Reproducibility: Yes

Additional Feedback: My rating is mainly based on the weak empirical performance of the proposed method. If the authors can address my questions/concerns in the rebuttal period, I am willing to increase the score. - Why model text as continuous inputs? Text are naturally discrete tokens. - The proposed method assumes attention probability is single mode. Is this a reasonable assumption? - The proposed method's application on VQA is limited to grid feature. However, region-based features has been shown to be much better in terms of accuracy. How can continuous attention close the gap? Maybe a more reasonable baseline of VQA experiment is the recently proposed enhanced grid feature [1]. - It is not clear which attention is changed to continuous attention for the VQA experiments. MCAN has 3 attentions: image self-attention, text self-attention, and image-text cross-attention. - What is the computation cost of continuous attention mechanism? If it is similar toe conventional discrete attention, can it be applied to deep transformer models with multi-head attention (with efficient implementation)?
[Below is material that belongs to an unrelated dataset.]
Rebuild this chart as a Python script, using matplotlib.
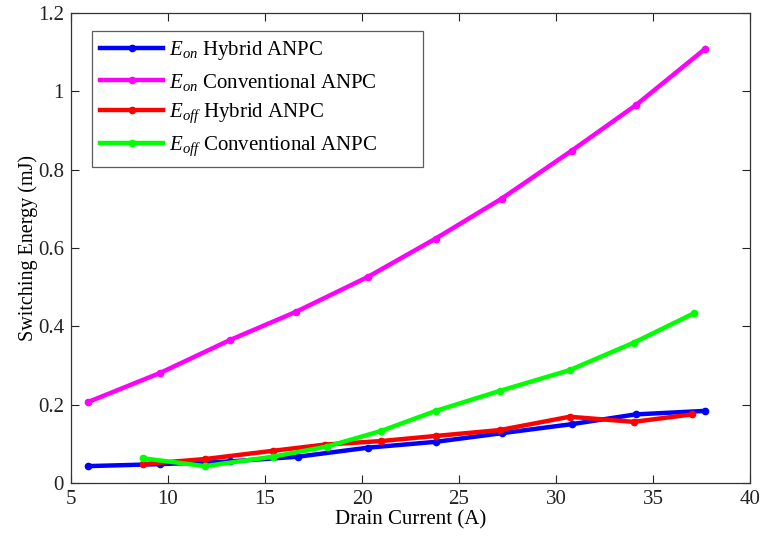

All the NLP experiments are performed on bi-LSTM but the Transformer has been widely adopted. - Is there any motivation or intuition, other than the theoretical property, how the continuous attention can improve the accuracy of downstream tasks? ------------------------------ Update after rebuttal -------------------------------- I appreciate the authors' response. Most of my questions are answered. Therefore, I increase my ratings from 6 to 7. [1] Jiang et al., "In Defense of Grid Features for Visual Question Answering", CVPR 2020

Review 4

Summary and Contributions: This work considers sparse continuous attention mechanisms. Starting from \Omega-regularized prediction maps which takes Boltzmann distribution as its solution using negentropy, this work proceeds using the more general \alpha-Tsallis negentropy as the regularizer, such that when \alpha=2 and the space is continuous, the resulting pdf takes the form of a truncated function. This work considers truncated Gaussians and truncated triangular as two special cases. The Jacobians are analytical hence these can be directly used in backpropagation. As an application, this work considers sparse continuous attention. The continuous scores are defined using basis functions, and the discrete data (sentences, images) is made continuous via ridge regression. Experiments show that sparse continuous attention reaches competitive performance to discrete attentions (softmax) or sparse discrete attentions (sparsemax).

Strengths: 1. This work is an interesting generalization of sparse discrete attention to sparse continuous attention. 2. Empirically sparse continuous attention reaches comparable performance to existing attention mechanisms, while allowing for selecting compact regions.

Weaknesses: 1. The benefit of continuous attention compared to discrete attention is not clear. Images and sentences are stored as discrete in computers, and especially for sentences, I don't see why continuous attention is better. Can you elaborate on your computational complexity/efficiency claim due to using fix-dimensional basis functions? Or can you get rid of the positional encodings in machine translation since unimodal distributions can naturally take that into account? 2. While this work proposes a unifying framework on how to obtain different forms of sparse continuous distributions, distributions like truncated Gaussians have been around for a long time. ===post-rebuttal=== It's still not very clear to me why continuous attention would be beneficial to NLP applications. I think it'd be nice if the application of this method on very long documents (with fixed number of basis functions) can be further elaborated. Besides, another weakness might be that the sparse support needs to be oval-shaped (for the distributions considered here), unlike the flexibility in discrete cases.

Correctness: Yes.

Clarity: Yes.

Relation to Prior Work: Yes.

Reproducibility: Yes

Additional Feedback: Please see questions raised in weaknesses.